Microsoft on Wednesday unveiled a Slack competitor designed to help workers collaborate on projects — and to fill a hole in its Office suite
Microsoft’s Office software, like Word, Excel, and PowerPoint, have long been workplace staples. Office’s dominance has held sway even in the cloud computing era: 85% of Fortune 500 firms are using at least one form of Microsoft cloud software, the company says. But software from productivity startups like Slack, which enables workers to chat and share files with one another, pose a threat to Microsoft’s grip on the so-called enterprise market.
Microsoft’s latest answer to that threat was unveiled Wednesday in the form of a workplace collaboration tool called Microsoft Teams. The Redmond, Wash. company is pitching Teams as a digital interface meant to replicate the way coworkers interact in person. In addition to one-on-one and group chats, Teams offers virtual video meetings, threaded conversations, and the ability to share files from Microsoft Office software and other sources.
A preview version of Teams is available now for those with Office 365 Enterprise or Business plans, with a broader rollout coming in early 2017.
“[Teams] is a big move on Microsoft’s part,” says Aaron Levie, co-founder and CEO of enterprise software firm Box, a Microsoft partner. “They’re going through a massive reinvention as a company and this is a signal of further transformation, where they’re recognizing that the way that people work is going to be totally different in the future.”

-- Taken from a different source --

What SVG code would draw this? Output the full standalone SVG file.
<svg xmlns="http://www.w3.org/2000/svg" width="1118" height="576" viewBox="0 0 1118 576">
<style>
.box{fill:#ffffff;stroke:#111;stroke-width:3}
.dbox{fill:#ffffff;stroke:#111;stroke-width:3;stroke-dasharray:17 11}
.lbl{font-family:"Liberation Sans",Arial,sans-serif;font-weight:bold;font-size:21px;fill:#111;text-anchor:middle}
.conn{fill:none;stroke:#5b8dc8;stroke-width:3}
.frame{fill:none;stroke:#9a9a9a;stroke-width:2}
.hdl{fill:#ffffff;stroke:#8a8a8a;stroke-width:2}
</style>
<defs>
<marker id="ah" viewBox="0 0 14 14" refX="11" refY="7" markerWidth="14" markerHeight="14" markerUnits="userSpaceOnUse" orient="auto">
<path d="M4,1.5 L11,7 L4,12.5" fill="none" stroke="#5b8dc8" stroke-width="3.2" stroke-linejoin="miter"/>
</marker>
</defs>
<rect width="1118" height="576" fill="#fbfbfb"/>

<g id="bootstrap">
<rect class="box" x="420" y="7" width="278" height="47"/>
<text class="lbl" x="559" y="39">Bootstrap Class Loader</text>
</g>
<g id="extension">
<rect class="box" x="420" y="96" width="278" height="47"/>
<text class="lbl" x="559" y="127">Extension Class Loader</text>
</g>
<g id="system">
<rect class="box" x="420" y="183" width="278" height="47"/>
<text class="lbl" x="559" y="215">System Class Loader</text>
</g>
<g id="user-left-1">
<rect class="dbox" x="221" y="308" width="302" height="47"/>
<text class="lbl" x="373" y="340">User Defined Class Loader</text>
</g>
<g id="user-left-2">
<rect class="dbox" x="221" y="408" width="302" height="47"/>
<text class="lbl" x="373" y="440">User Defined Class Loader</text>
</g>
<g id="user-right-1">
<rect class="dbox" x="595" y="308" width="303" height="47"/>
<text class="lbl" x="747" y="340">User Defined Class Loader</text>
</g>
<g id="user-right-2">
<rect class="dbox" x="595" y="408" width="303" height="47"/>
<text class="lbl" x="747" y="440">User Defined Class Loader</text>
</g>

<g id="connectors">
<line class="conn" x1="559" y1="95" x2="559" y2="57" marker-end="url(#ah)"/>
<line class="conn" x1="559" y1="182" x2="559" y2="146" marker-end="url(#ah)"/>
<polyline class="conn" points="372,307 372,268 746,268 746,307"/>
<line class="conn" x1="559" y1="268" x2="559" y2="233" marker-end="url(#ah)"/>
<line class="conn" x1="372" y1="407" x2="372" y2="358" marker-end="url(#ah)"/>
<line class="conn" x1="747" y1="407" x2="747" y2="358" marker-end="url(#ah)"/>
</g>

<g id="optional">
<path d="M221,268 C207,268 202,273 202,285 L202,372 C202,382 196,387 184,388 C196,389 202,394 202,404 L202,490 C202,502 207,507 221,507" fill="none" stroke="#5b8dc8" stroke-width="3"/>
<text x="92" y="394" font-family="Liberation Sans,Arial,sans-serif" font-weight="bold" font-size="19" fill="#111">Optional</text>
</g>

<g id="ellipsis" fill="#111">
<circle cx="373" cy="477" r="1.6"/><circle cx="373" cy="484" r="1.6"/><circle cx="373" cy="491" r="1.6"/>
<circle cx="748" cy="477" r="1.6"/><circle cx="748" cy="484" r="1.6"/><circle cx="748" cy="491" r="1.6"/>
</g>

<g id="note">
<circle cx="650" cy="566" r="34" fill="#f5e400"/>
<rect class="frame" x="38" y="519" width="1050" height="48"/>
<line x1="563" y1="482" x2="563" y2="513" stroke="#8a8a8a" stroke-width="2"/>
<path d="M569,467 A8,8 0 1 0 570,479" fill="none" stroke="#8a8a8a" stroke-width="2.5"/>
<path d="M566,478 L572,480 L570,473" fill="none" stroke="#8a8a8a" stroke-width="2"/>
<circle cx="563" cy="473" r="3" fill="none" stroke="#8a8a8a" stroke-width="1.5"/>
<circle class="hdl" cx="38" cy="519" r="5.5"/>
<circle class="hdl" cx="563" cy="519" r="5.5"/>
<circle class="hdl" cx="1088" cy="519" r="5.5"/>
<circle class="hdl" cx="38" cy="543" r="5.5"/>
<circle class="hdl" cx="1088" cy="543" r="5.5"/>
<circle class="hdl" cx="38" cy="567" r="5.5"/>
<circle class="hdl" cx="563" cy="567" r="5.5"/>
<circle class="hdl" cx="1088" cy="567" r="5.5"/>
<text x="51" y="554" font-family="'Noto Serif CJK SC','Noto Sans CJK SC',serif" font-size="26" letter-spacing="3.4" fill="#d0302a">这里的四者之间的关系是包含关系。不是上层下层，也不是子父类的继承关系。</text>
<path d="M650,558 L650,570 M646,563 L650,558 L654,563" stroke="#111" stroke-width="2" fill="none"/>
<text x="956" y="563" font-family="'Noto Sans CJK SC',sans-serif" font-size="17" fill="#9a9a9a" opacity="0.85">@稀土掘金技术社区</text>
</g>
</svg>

Microsoft’s new workplace communication and collaboration tool comes as Slack and similar platforms have proven there’s a need for software that helps groups, not just individuals, get work done. “Slack has identified a spot in the market that wasn’t fulfilled,” says Mike Gotta, a research vice president at Gartner. “[Microsoft] is responding to a gap in their product portfolio.”
One key factor driving Slack’s success is its ability to integrate into a broad range of other services, making it highly adaptable to various workflows. Microsoft says Teams will also play nice with other software, with companies like Zendesk, Asana and Intercom already on board.
A major hurdle with any new workplace software is convincing employees it’s actually worth their time to learn how to use a new tool. “People want apps that are more situational or contextual,” says Gotta. “They don’t just want another plate that they don’t know what to do with.” To that end, Teams will use the Microsoft Graph, which lets multiple apps access data across the company’s cloud services, to help surface relevant information.
Microsoft is facing plenty of competition when it comes to workplace collaboration software. Slack is a darling of Silicon Valley technology firms and other companies, growing at lightning speed with minimal marketing beyond word-of-mouth. Apps from software maker Atlassian perform similar tasks. Even Facebook recently launched a version of its platform tailor-made for office productivity.
So Microsoft is late to the game. It’s also tried to crack workplace communication before, acquiring social media platform Yammer in 2012 for $1.2 billion in a deal that hasn’t met expectations. But Microsoft has some key advantages over its rivals: It’s a known and trusted partner for many big businesses, and its software is already familiar to millions of workers. Those will be valuable assets as the company seeks to maintain its office space dominance.